- [What is asked]
Only the lines from the one containing "Give me the React, TypeScript" through the one containing "Chart.register(...registerables);" should be duplicated, exactly as they appear. Pictures are to be left out.
--- start ---
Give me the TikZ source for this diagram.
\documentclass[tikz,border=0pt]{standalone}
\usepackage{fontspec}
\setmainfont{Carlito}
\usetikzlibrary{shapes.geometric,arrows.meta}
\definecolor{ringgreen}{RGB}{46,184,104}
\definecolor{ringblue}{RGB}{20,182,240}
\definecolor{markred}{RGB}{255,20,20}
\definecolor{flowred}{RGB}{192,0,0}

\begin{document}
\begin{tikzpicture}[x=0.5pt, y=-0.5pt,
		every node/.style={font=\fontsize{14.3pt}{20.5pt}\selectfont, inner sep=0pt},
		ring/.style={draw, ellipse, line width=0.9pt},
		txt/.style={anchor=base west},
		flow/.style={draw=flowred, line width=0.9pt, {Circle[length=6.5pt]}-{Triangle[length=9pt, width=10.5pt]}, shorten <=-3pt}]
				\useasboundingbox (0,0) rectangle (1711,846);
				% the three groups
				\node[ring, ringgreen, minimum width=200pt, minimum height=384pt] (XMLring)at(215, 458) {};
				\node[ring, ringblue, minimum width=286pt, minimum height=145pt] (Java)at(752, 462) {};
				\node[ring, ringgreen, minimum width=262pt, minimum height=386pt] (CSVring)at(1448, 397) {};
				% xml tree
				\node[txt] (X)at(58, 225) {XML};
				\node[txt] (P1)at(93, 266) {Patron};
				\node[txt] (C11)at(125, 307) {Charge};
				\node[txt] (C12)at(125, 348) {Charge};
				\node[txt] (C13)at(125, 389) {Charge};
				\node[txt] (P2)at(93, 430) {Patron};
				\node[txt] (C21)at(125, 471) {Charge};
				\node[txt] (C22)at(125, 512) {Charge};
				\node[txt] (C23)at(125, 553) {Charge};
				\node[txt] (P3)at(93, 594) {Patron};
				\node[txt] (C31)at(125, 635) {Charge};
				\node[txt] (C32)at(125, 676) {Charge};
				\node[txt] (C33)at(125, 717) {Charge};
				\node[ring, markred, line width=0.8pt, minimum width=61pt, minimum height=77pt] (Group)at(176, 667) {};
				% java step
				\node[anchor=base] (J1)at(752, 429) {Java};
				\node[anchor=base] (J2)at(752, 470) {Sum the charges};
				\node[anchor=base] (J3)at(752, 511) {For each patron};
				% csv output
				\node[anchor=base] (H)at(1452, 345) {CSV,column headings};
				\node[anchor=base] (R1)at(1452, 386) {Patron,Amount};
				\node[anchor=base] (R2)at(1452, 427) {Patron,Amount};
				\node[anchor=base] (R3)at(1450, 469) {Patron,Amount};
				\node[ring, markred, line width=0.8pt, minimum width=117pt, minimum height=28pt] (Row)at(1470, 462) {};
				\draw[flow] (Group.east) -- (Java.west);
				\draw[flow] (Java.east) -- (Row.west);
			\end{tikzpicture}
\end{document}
--- end ---
--- start ---
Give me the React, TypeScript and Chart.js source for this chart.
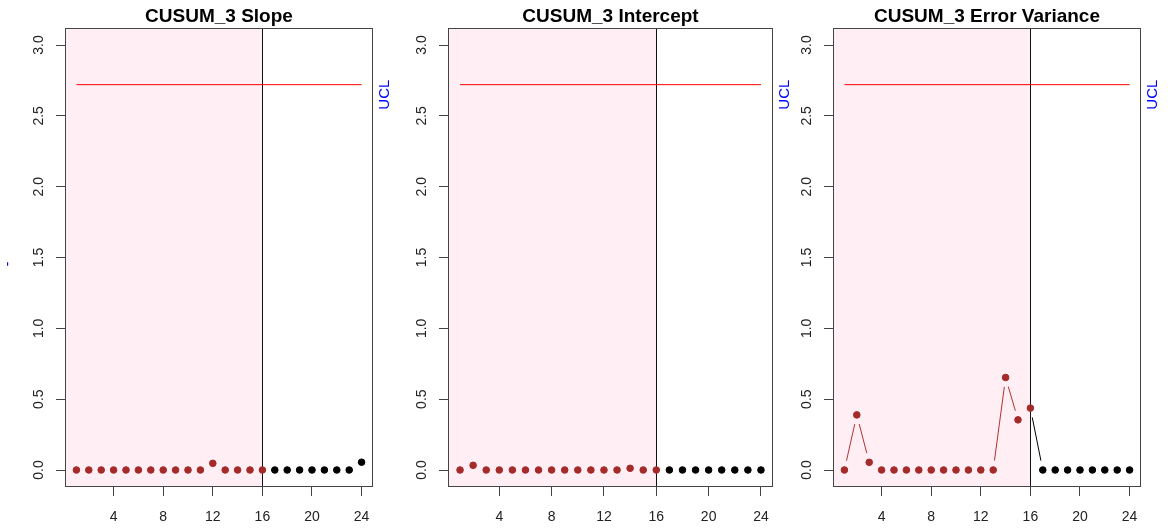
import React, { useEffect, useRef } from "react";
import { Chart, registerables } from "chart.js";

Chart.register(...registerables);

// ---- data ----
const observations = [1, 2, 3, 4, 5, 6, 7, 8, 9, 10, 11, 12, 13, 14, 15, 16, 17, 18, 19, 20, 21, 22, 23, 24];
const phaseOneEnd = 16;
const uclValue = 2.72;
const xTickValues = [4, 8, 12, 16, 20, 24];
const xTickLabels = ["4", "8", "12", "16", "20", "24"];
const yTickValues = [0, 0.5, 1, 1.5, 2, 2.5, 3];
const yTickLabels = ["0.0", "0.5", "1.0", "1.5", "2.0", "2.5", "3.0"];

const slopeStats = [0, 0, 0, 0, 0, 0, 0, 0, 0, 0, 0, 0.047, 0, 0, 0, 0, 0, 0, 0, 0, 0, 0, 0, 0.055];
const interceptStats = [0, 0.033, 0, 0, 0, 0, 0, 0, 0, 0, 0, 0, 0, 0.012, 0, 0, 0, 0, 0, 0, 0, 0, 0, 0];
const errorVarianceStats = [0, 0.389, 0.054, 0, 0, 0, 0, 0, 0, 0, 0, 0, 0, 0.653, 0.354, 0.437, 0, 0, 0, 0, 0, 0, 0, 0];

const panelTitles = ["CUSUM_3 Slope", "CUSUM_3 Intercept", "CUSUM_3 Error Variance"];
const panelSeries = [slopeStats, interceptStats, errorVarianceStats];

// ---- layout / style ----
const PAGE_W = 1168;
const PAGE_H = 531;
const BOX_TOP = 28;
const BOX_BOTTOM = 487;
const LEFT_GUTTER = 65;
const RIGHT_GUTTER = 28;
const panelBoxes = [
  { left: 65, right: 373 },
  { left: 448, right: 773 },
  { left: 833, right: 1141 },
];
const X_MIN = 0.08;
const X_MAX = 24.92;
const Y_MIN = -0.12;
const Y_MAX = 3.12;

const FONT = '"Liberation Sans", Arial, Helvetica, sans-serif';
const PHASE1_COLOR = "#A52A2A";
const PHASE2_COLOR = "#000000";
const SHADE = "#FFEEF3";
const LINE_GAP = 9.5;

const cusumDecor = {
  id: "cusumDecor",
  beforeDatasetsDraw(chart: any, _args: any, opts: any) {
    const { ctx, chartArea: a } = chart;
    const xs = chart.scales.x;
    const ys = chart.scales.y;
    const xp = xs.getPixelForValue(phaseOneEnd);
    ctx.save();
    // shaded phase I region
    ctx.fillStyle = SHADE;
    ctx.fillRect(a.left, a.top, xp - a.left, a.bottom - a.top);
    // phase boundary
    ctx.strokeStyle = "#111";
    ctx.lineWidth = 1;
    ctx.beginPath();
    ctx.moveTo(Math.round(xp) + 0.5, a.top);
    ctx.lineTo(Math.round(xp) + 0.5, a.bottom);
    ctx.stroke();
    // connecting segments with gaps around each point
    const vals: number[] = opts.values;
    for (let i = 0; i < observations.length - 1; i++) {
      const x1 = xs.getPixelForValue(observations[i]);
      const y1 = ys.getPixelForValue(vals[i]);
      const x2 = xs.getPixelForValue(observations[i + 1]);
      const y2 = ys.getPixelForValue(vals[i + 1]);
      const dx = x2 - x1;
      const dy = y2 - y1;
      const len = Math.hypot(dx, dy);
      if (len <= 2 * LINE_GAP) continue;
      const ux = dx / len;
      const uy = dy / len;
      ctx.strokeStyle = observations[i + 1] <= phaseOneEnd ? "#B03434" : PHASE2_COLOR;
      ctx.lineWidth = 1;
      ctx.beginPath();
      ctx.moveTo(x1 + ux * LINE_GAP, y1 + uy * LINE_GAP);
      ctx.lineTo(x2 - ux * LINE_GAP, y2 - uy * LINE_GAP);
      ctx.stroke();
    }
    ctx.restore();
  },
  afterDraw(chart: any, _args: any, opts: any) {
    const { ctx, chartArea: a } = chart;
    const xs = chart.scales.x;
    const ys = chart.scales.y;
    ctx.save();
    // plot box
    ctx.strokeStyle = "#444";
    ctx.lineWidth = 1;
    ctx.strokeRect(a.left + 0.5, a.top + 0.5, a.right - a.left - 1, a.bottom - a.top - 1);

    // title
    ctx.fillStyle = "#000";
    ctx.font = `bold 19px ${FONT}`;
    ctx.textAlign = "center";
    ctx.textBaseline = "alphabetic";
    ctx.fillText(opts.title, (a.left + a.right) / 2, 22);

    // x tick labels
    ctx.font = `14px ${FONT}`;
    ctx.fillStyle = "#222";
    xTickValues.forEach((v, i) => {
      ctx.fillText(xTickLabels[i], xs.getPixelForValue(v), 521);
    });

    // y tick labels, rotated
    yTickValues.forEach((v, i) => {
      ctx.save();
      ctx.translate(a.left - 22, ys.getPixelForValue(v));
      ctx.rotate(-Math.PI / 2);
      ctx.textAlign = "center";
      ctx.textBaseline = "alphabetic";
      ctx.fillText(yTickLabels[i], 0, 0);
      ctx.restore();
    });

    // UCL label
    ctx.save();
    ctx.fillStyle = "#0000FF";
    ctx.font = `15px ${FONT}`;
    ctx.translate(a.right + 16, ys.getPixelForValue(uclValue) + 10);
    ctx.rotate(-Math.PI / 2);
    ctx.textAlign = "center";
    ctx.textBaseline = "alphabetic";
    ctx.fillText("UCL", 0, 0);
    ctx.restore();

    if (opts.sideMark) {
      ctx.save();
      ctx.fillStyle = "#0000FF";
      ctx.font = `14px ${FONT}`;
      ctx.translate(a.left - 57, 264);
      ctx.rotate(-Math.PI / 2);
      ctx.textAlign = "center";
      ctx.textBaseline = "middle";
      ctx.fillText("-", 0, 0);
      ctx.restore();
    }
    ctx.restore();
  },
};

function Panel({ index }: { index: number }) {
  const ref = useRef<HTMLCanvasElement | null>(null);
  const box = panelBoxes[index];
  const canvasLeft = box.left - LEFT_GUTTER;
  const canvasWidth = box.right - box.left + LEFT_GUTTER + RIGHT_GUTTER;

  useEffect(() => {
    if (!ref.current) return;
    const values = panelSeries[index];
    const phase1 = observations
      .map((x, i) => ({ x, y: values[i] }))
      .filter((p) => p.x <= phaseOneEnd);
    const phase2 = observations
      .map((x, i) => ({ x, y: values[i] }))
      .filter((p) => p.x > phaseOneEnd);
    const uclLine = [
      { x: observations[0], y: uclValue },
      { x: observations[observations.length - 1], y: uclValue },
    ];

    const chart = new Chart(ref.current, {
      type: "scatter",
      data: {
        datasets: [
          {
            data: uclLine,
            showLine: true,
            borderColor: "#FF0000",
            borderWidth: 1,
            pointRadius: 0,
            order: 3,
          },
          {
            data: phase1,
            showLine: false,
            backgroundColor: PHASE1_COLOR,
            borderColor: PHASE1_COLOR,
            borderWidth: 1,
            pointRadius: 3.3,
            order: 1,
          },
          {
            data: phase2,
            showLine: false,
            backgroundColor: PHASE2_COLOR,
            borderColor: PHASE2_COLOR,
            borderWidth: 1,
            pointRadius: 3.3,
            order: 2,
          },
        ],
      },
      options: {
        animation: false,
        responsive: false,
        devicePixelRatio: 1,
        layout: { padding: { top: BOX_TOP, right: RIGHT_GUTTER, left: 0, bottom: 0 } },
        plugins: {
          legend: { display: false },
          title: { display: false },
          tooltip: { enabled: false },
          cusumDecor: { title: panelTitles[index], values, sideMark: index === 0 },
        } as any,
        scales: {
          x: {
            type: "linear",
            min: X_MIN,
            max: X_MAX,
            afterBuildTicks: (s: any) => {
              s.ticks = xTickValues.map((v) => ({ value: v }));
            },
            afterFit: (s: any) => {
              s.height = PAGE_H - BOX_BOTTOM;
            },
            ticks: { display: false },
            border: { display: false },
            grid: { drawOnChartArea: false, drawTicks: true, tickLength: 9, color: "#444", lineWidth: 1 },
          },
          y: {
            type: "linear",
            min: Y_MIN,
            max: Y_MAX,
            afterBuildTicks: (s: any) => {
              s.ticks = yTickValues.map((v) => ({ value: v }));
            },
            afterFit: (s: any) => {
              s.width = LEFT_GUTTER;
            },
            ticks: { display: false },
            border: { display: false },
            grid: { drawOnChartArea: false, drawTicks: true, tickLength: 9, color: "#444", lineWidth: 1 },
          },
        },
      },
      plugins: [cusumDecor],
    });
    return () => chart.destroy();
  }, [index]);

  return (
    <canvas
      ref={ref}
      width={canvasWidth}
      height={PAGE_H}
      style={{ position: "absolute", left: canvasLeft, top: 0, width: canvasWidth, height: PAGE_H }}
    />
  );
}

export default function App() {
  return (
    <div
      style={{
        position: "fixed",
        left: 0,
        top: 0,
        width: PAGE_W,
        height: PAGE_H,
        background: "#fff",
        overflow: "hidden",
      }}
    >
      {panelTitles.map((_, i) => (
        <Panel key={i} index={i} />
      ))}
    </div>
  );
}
--- end ---
- [Problem solution]
Give me the React, TypeScript and Chart.js source for this chart.
import React, { useEffect, useRef } from "react";
import { Chart, registerables } from "chart.js";

Chart.register(...registerables);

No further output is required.